Far better, imo to wastegate that big charger and lower the drive pressure.

soulezoo

FWIW... not disagreeing with you, you have a point. But I don't get to 50psi anyway, not enough fuel....yet

Dodge359

I am new to the "twins/compound" thing but would it make sense to operate the internal wastgate from the boost in the cold pipe? I am guessing that would keep boost up until the primary is lit. Comments???

HOHN

Yes and no. With the wastegate setup that way, you can't control the boost relationship between the two turbos past the opening point. If you run your top charger off the cold pipe, then once the gate pops wide open, the only flow regulation is the restriction of the wastegate vs the restriction of the small turbo's hot side. In other words, once the bottom charger reaches the WG set point, you have no control over the "bypass ratio" except sizing.

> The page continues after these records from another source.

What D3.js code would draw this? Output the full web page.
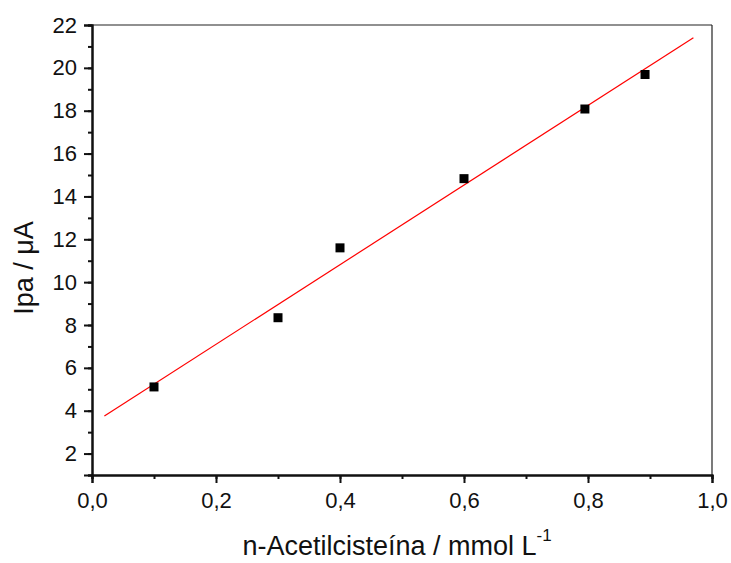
<!DOCTYPE html>
<html><head><meta charset="utf-8">
<script src="https://cdn.jsdelivr.net/npm/d3@7/dist/d3.min.js"></script>
<style>body{margin:0;background:#fff}svg{display:block}text{font-family:"Liberation Sans",Arial,sans-serif}</style>
</head><body>
<script>
const concentrations = [0.1, 0.3, 0.4, 0.6, 0.795, 0.892];
const currents = [5.11, 8.34, 11.6, 14.83, 18.08, 19.69];
const fitRange = [0.02, 0.97];
const xTicks = [0, 0.2, 0.4, 0.6, 0.8, 1.0];
const yTicks = [2, 4, 6, 8, 10, 12, 14, 16, 18, 20, 22];
const xLabel = "n-Acetilcisteína / mmol L";
const yLabel = "Ipa / μA";

const W = 731, H = 563;
const m = {l: 92, r: 19, t: 25, b: 88};
const svg = d3.select("body").append("svg").attr("width", W).attr("height", H);
const x = d3.scaleLinear().domain([0, 1]).range([m.l, W - m.r]);
const y = d3.scaleLinear().domain([1, 22]).range([H - m.b, m.t]);

// frame top/right
svg.append("line").attr("x1", x(0)).attr("x2", x(1)).attr("y1", y(22)).attr("y2", y(22)).attr("stroke", "#222").attr("stroke-width", 1.2);
svg.append("line").attr("x1", x(1)).attr("x2", x(1)).attr("y1", y(22)).attr("y2", y(1)).attr("stroke", "#222").attr("stroke-width", 1.2);

const fmt = d => d3.format(".1f")(d).replace(".", ",");
// x axis
const gx = svg.append("g").attr("transform", `translate(0,${y(1)})`);
gx.call(d3.axisBottom(x).tickValues(d3.range(0, 1.001, 0.1)).tickSize(4).tickFormat(""));
const gx2 = svg.append("g").attr("transform", `translate(0,${y(1)})`);
gx2.call(d3.axisBottom(x).tickValues(xTicks).tickSize(8).tickPadding(9).tickFormat(fmt));
[gx, gx2].forEach(g => { g.select(".domain").attr("stroke-width", 2).attr("stroke", "#111"); g.selectAll(".tick line").attr("stroke-width", 2).attr("stroke", "#111"); });
gx2.selectAll("text").attr("font-size", 22).attr("fill", "#111").attr("font-family", "Liberation Sans, Arial");

// y axis
const gy = svg.append("g").attr("transform", `translate(${x(0)},0)`);
gy.call(d3.axisLeft(y).tickValues(d3.range(1, 22.1, 1)).tickSize(4).tickFormat(""));
const gy2 = svg.append("g").attr("transform", `translate(${x(0)},0)`);
gy2.call(d3.axisLeft(y).tickValues(yTicks).tickSize(8).tickPadding(7).tickFormat(d3.format("d")));
[gy, gy2].forEach(g => { g.select(".domain").attr("stroke-width", 2).attr("stroke", "#111"); g.selectAll(".tick line").attr("stroke-width", 2).attr("stroke", "#111"); });
gy2.selectAll("text").attr("font-size", 22).attr("fill", "#111").attr("font-family", "Liberation Sans, Arial");

// linear fit
const n = concentrations.length;
const mx = d3.mean(concentrations), my = d3.mean(currents);
let sxy = 0, sxx = 0;
for (let i = 0; i < n; i++) { sxy += (concentrations[i]-mx)*(currents[i]-my); sxx += (concentrations[i]-mx)**2; }
const slope = sxy / sxx, icpt = my - slope * mx;
svg.append("line").attr("x1", x(fitRange[0])).attr("y1", y(icpt + slope*fitRange[0]))
  .attr("x2", x(fitRange[1])).attr("y2", y(icpt + slope*fitRange[1]))
  .attr("stroke", "#ff0000").attr("stroke-width", 1.2);

// points
const s = 9;
svg.selectAll("rect.pt").data(concentrations).enter().append("rect")
  .attr("x", d => x(d) - s/2).attr("y", (d, i) => y(currents[i]) - s/2)
  .attr("width", s).attr("height", s).attr("fill", "#000");

// titles
const xt = svg.append("text").attr("x", 397).attr("y", 555).attr("text-anchor", "middle")
  .attr("font-size", 27).attr("fill", "#111");
xt.append("tspan").text(xLabel);
xt.append("tspan").attr("dy", -14).attr("font-size", 17).text("-1");
svg.append("text").attr("transform", `translate(33,268) rotate(-90)`).attr("text-anchor", "middle")
  .attr("font-size", 27).attr("fill", "#111").text(yLabel);
</script>
</body></html>
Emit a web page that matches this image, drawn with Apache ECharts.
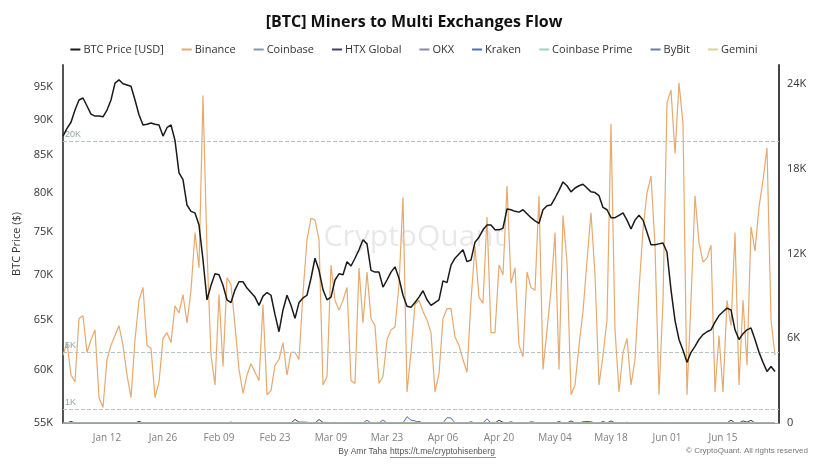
<!DOCTYPE html>
<html><head><meta charset="utf-8">
<script src="https://cdn.jsdelivr.net/npm/echarts@6/dist/echarts.min.js"></script>
<style>html,body{margin:0;padding:0;background:#fff}#c{width:828px;height:466px}</style>
</head><body><div id="c"></div>
<script>
// ---- data ----
const startYear = 2025, startMonth = 0, startDay = 1, dayCount = 180;
const monthNames = ['Jan','Feb','Mar','Apr','May','Jun','Jul','Aug','Sep','Oct','Nov','Dec'];

const btcPrice = [87700, 88800, 89700, 91500, 93000, 93300, 92100, 90900, 90600, 90600,
90500, 91500, 93000, 95600, 96100, 95500, 95300, 95100, 93000, 90800,
89300, 89400, 89600, 89400, 89300, 87700, 88900, 89300, 87100, 82600,
81700, 78400, 77600, 77400, 75900, 71700, 67200, 68800, 70100, 70000,
68800, 67200, 66900, 68300, 69200, 69200, 68500, 68000, 67500, 66600,
67600, 68000, 67700, 65600, 63800, 66100, 67700, 66600, 65200, 66900,
67400, 67700, 69600, 71900, 70500, 68300, 67200, 67500, 69400, 70100,
70000, 71500, 71000, 71900, 72900, 74100, 73600, 70500, 70300, 70300,
68600, 69400, 70300, 70900, 69600, 67700, 66500, 66400, 66900, 67500,
68200, 67200, 66600, 66900, 67200, 69300, 69100, 71100, 71900, 72400,
72900, 71500, 71700, 73800, 74400, 75300, 75900, 75900, 75300, 75300,
75500, 77900, 77800, 77600, 77500, 77800, 77300, 76800, 76400, 76100,
77800, 78300, 78400, 79300, 80300, 81400, 80900, 80100, 80600, 80900,
81100, 80600, 80100, 80000, 79600, 78100, 77800, 76800, 76800, 77100,
77400, 76500, 75400, 76500, 77100, 76500, 75000, 73500, 73500, 73600,
73700, 72600, 68300, 65000, 63000, 61900, 60700, 61700, 62300, 63000,
63500, 63800, 64000, 64800, 65500, 65900, 66300, 66100, 64000, 63000,
63600, 64000, 64200, 63000, 61700, 60700, 59800, 60300, 59800];

const binance = [4800, 5700, 3400, 2900, 7400, 7600, 5000, 5900, 6600, 1800,
1100, 4500, 5500, 6200, 6900, 5500, 3400, 1800, 5900, 8700,
9600, 5500, 5300, 1800, 2900, 6000, 6400, 5700, 8300, 7800,
9100, 7100, 9400, 13500, 11000, 23200, 12200, 4800, 2700, 9100,
4000, 10300, 9800, 6900, 3800, 2100, 3400, 4200, 3600, 3000,
8400, 2000, 2300, 4100, 4500, 5700, 3400, 5000, 5000, 4500,
9200, 13000, 14500, 14400, 13000, 2700, 3300, 11200, 8700, 8000,
8700, 9600, 3000, 2800, 11000, 7100, 10700, 7400, 6900, 2800,
3300, 5900, 6600, 6800, 9800, 16000, 2200, 5000, 8400, 8700,
7900, 7300, 6400, 2200, 3500, 7400, 8100, 8100, 6100, 5500,
4500, 3600, 8700, 12500, 8900, 8500, 14600, 6400, 6400, 11200,
10500, 16800, 9900, 11000, 5500, 4700, 10700, 9600, 9400, 16100,
3800, 6600, 9400, 13500, 3800, 14700, 11400, 2000, 2700, 5500,
7900, 11500, 14900, 10500, 2700, 4800, 7300, 21200, 6600, 2200,
5000, 6000, 2700, 4500, 9400, 13700, 16300, 17500, 12600, 2000,
8700, 22700, 23600, 19100, 24100, 21200, 2000, 8700, 16100, 12800,
11400, 11700, 12600, 2200, 6200, 2200, 8700, 6900, 13500, 2700,
8700, 4100, 13900, 12200, 15300, 17200, 19500, 7300, 4800];

const htxGlobal = [0,0,120,0,0,0,0,0,0,0,
0,0,0,0,0,0,0,0,0,120,
0,0,0,0,0,0,0,0,0,0,
0,0,0,0,0,0,0,0,0,0,
0,0,60,0,0,0,0,0,0,0,
0,0,0,0,0,0,0,0,250,60,
60,50,0,0,250,40,40,30,40,30,
20,0,0,0,0,0,0,0,0,0,
0,40,0,0,0,0,0,0,0,100,
0,0,0,0,0,0,0,0,0,0,
0,0,80,0,0,0,0,0,0,200,
50,0,80,0,0,0,0,80,40,0,
0,0,0,0,100,0,0,150,0,0,
80,100,80,0,0,100,0,150,0,0,
0,50,0,0,0,0,0,0,0,0,
0,30,0,0,0,0,0,0,0,0,
0,0,0,0,0,0,0,200,0,0,
150,60,200,0,0,0,0,0,0];

const kraken = [0,0,0,0,0,0,0,0,0,0,
0,0,0,0,0,0,0,0,0,0,
0,0,0,0,0,0,0,0,0,0,
0,0,0,0,0,0,0,0,0,0,
0,0,0,0,0,0,0,0,0,0,
0,0,0,0,0,0,0,0,0,0,
0,0,0,0,0,0,0,0,0,0,
0,0,0,0,0,0,200,0,0,0,
220,0,0,0,0,0,450,200,150,0,
0,0,0,0,0,0,380,350,0,0,
0,0,0,0,0,0,300,0,0,0,
0,0,0,0,0,0,0,0,0,0,
0,0,0,0,0,0,0,0,0,0,
0,0,0,0,0,0,0,0,0,0,
0,0,0,0,0,0,0,0,0,0,
0,0,0,0,0,0,0,0,0,0,
0,0,0,0,0,0,0,0,0,0,
0,0,0,0,0,0,0,0,0];

const zeroFlow = [0,0,0,0,0,0,0,0,0,0,0,0,0,0,0,0,0,0,0,0,0,0,0,0,0,0,0,0,0,0,
0,0,0,0,0,0,0,0,0,0,0,0,0,0,0,0,0,0,0,0,0,0,0,0,0,0,0,0,0,0,
0,0,0,0,0,0,0,0,0,0,0,0,0,0,0,0,0,0,0,0,0,0,0,0,0,0,0,0,0,0,
0,0,0,0,0,0,0,0,0,0,0,0,0,0,0,0,0,0,0,0,0,0,0,0,0,0,0,0,0,0,
0,0,0,0,0,0,0,0,0,0,0,0,0,0,0,0,0,0,0,0,0,0,0,0,0,0,0,0,0,0,
0,0,0,0,0,0,0,0,0,0,0,0,0,0,0,0,0,0,0,0,0,0,0,0,0,0,0,0,0];

const coinbase = zeroFlow, okx = zeroFlow, coinbasePrime = zeroFlow, bybit = zeroFlow, gemini = zeroFlow;

const leftTicks = [55000, 60000, 65000, 70000, 75000, 80000, 85000, 90000, 95000];
const rightTicks = [0, 6000, 12000, 18000, 24000];
const refLines = [1000, 5000, 20000];

// ---- categories ----
const categories = [];
for (let i = 0; i < dayCount; i++) {
  const d = new Date(Date.UTC(startYear, startMonth, startDay + i));
  categories.push(monthNames[d.getUTCMonth()] + ' ' + String(d.getUTCDate()).padStart(2, '0'));
}

const kfmt = v => v === 0 ? '0' : Math.round(v / 1000) + 'K';

const chart = echarts.init(document.getElementById('c'), null, {renderer: 'canvas'});

function flowSeries(name, data, color, width) {
  return {
    name, type: 'line', yAxisIndex: 1, data, symbol: 'none', smooth: false,
    lineStyle: {color, width: width || 1}, itemStyle: {color}, z: 2
  };
}

const binanceSeries = flowSeries('Binance', binance, '#e7a96d', 1.2);
binanceSeries.markLine = {
  silent: true, symbol: 'none',
  lineStyle: {type: 'dashed', color: '#b9c2c2', width: 1},
  label: {position: 'insideStartTop', formatter: p => kfmt(p.value), color: '#94a8a8', fontSize: 9, distance: 2},
  data: refLines.map(v => ({yAxis: v}))
};

chart.setOption({
  animation: false,
  backgroundColor: '#fff',
  title: {
    text: '[BTC] Miners to Multi Exchanges Flow', left: 'center', top: 9,
    textStyle: {fontFamily: 'Open Sans', fontWeight: 'bold', fontSize: 16, color: '#111'}
  },
  legend: {
    top: 39, left: 'center', itemGap: 18, itemWidth: 10, itemHeight: 2, icon: 'rect',
    textStyle: {fontFamily: 'Open Sans', fontSize: 11, color: '#333', padding: [0, 0, 0, -2]},
    data: ['BTC Price [USD]', 'Binance', 'Coinbase', 'HTX Global', 'OKX', 'Kraken', 'Coinbase Prime', 'ByBit', 'Gemini']
  },
  grid: {left: 63, right: 49, top: 65, bottom: 43},
  xAxis: {
    type: 'category', data: categories, boundaryGap: false,
    axisLine: {show: true, lineStyle: {color: '#9aa0aa', width: 1}},
    axisTick: {show: false},
    axisLabel: {
      interval: (idx) => idx >= 11 && idx < dayCount - 1 && (idx - 11) % 14 === 0,
      color: '#808080', fontFamily: 'Open Sans', fontSize: 10, margin: 10
    },
    splitLine: {show: false}
  },
  yAxis: [{
    type: 'log', logBase: 10, min: 55000, max: 98450,
    name: 'BTC Price ($)', nameLocation: 'middle', nameGap: 30, nameRotate: 90,
    nameTextStyle: {fontFamily: 'Open Sans', fontSize: 11, color: '#333'},
    axisLine: {show: true, lineStyle: {color: '#555', width: 2}},
    axisTick: {show: false},
    splitLine: {show: false},
    axisLabel: {customValues: leftTicks, formatter: kfmt, color: '#333', fontFamily: 'Open Sans', fontSize: 11, margin: 10}
  }, {
    type: 'value', min: 0, max: 25370, interval: 6000, position: 'right',
    axisLine: {show: true, lineStyle: {color: '#444', width: 2}},
    axisTick: {show: false},
    splitLine: {show: false},
    axisLabel: {customValues: rightTicks, formatter: kfmt, color: '#333', fontFamily: 'Open Sans', fontSize: 11, margin: 8}
  }],
  graphic: [
    {type: 'text', left: 'center', top: 222, z: 0, silent: true,
     style: {text: 'CryptoQuant', fontFamily: 'Open Sans', fontSize: 30, fill: 'rgba(0,0,0,0.09)'}},
    {type: 'text', x: 387, y: 452, style: {text: 'By Amr Taha', textAlign: 'right', textVerticalAlign: 'middle', fontFamily: 'Liberation Sans', fontSize: 8.5, fill: '#555'}},
    {type: 'text', x: 390, y: 452, style: {text: 'https://t.me/cryptohisenberg', textAlign: 'left', textVerticalAlign: 'middle', fontFamily: 'Liberation Sans', fontSize: 8.5, fill: '#555'}},
    {type: 'line', shape: {x1: 390, y1: 457.5, x2: 496, y2: 457.5}, style: {stroke: '#777', lineWidth: 0.8}},
    {type: 'text', right: 20, top: 447, style: {text: '© CryptoQuant. All rights reserved', fontFamily: 'Liberation Sans', fontSize: 8, fill: '#777'}}
  ],
  series: [
    {name: 'BTC Price [USD]', type: 'line', yAxisIndex: 0, data: btcPrice, symbol: 'none',
     lineStyle: {color: '#1a1a1a', width: 1.5}, itemStyle: {color: '#1a1a1a'}, z: 5},
    binanceSeries,
    flowSeries('Coinbase', coinbase, '#8796ad'),
    flowSeries('HTX Global', htxGlobal, '#3d4463'),
    flowSeries('OKX', okx, '#8a8aa3'),
    flowSeries('Kraken', kraken, '#4f6fb8'),
    flowSeries('Coinbase Prime', coinbasePrime, '#9fd0cc'),
    flowSeries('ByBit', bybit, '#6f7d96'),
    flowSeries('Gemini', gemini, '#d9d59a')
  ]
});
</script>
</body></html>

You can do it this way, but it's imprecise and harder to tune. It's a lot tougher to swap out turbine housings and wastegates than it is to just tweak a wastegate setting.

To my thinking, you want to control the top turbo's wastegate based on the workload the TOP turbo is doing, and you want to control the bottom turbo's gate based on the workload the bottom turbo is doing.


You are correct, though, that controlling the top wg with the cold pipe pressure would prevent the WG cracking until the primary lit-- but there's life after the primary. We want to control both turbos across their entire operating range, instead of just until primary spoolup.

I've even heard of wastegates being run off drive pressure signals-- which is intriguing, but I'm not sure of the value of it.

If you can't run the top turbo with a "dual port" wastegate, then the cold pipe is probably your second best option-- assuming you've done well selecting turbo and WG sizes.

JH

txsbigdaddy

boy this went way past my ??

XLR8R

Yeah, but it's been a pretty good hijack!